An der Scala sang Anja Harteros eine genau so berührende, weltentrückte Elsa. In Paris sollte es Martina Serafin sein, die jedoch bald nach der Premiere ihre Rolle an die Zweitbesetzung abgeben musste. Edith Haller hat Elsa schon an vielen großen Häusern gesungen, auch in Wien und Bayreuth, und tut es jetzt mit großem Einsatz. Komplimente für die fein ausgearbeitete Personenregie, aber zwischen den Bühnentieren Kaufmann und Herlitzius wirkt ihre Elsa leider blass und eindimensional. Evelyn Herlitzius, schon an der Scala dabei, beherrscht ab dem ersten Akt darstellerisch die Bühne – auch wenn sie noch kein einziges Wort gesagt und noch keinen Ton gesungen hat. Obwohl ihre Stimme einige Schärfen zeigt und zurzeit vielleicht besser geeignet ist für ihre phänomenale Elektra, präsentiert sie eine Ortrud von großem Format (und bekam mit Jonas Kaufmann den größten Applaus). René Pape ist ebenfalls ein König Heinrich der Vogler von Format, mit dem stimmlich passenden Egils Silins als Heerrufer.
Der in Wien nicht unbekannte Tomasz Konieczny sprang für den erkrankten Wolfgang Koch ein. Sein Telramund war im ersten Akt noch etwas blass – er steht ja auch unter der Scheffel der dominanten Ortrud. Doch im Duo des zweiten Aktes konnte er seiner bösen Frau das Gift reichen, das im Orchester mit dunklen, braunen Tönen gebraut wurde.
Philippe Jordan dirigierte mit großem Können.
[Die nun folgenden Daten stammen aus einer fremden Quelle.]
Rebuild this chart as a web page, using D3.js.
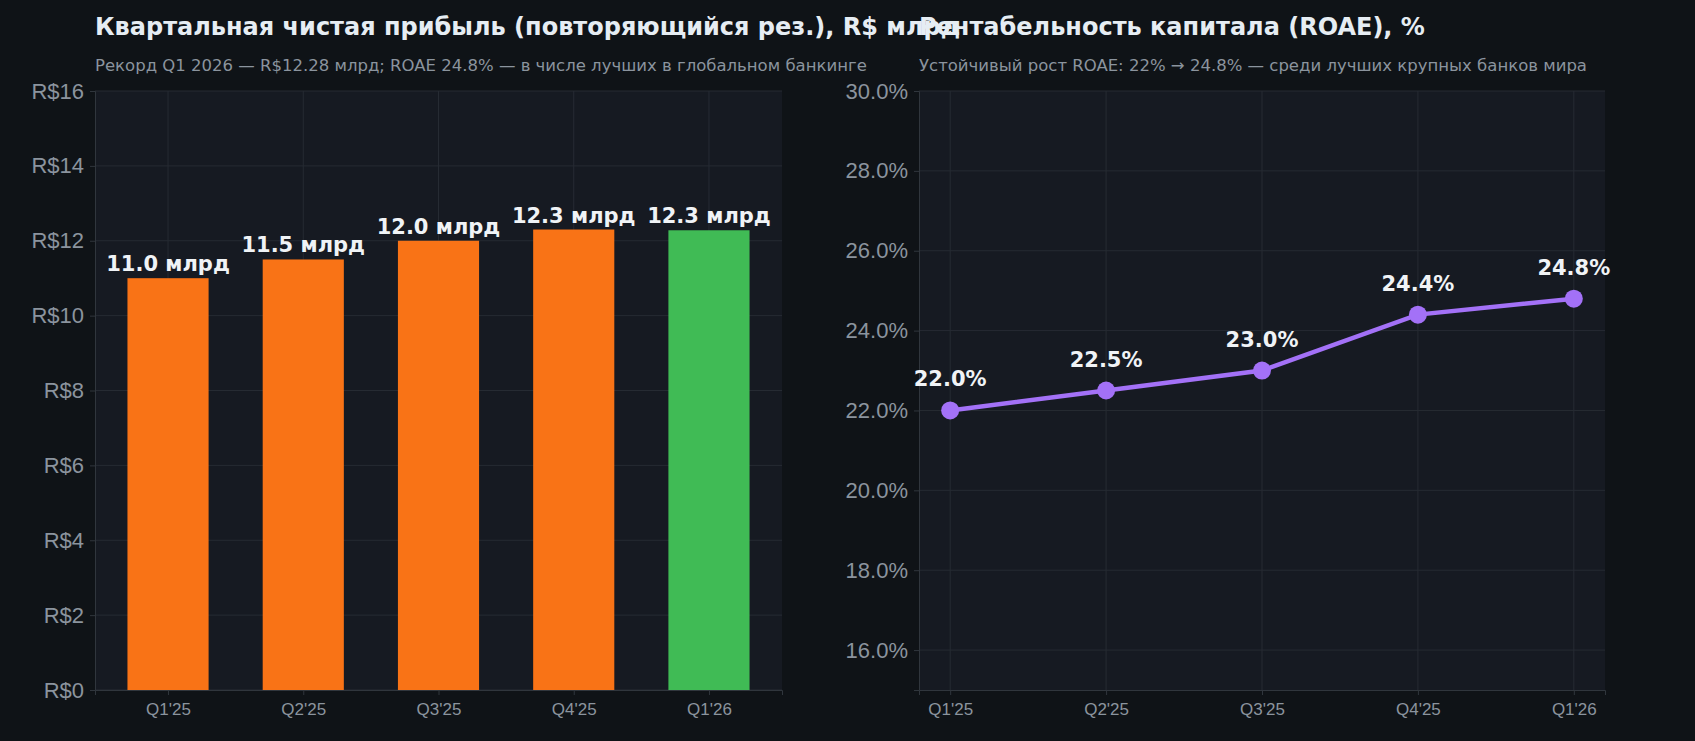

An diesem „Lohengrin“ hört man, was er in den letzten Jahren alles mit dem ursprünglich eher Wagner-unkundigem Chor und Orchester erreicht hat. Er nahm die Ouvertüre sehr langsam, so wie die Gralserzählung (mit der Wagner bekanntlich die Komposition begonnen hat), mit herrlich transparenten Orchesterfarben. Beim Vorspiel zum dritten Akt ließ er es mächtig krachen und drehte den Sound auf, damit alle hören konnten, was die Bläsermannschaft in den letzten Jahren gelernt hat. Beeindruckend – doch tief berührt hat seine Interpretation uns nicht. Wie soll er auch, wenn er zur Zeit jeden Abend ein anderes Werk dirigiert und innerhalb einer Woche zwei Premieren von zwei aufwendigen Neuproduktionen geleitet hat. An den sehr besonderen Lohengrin von Jonas Kaufmann werden wir uns dagegen noch lange erinnern.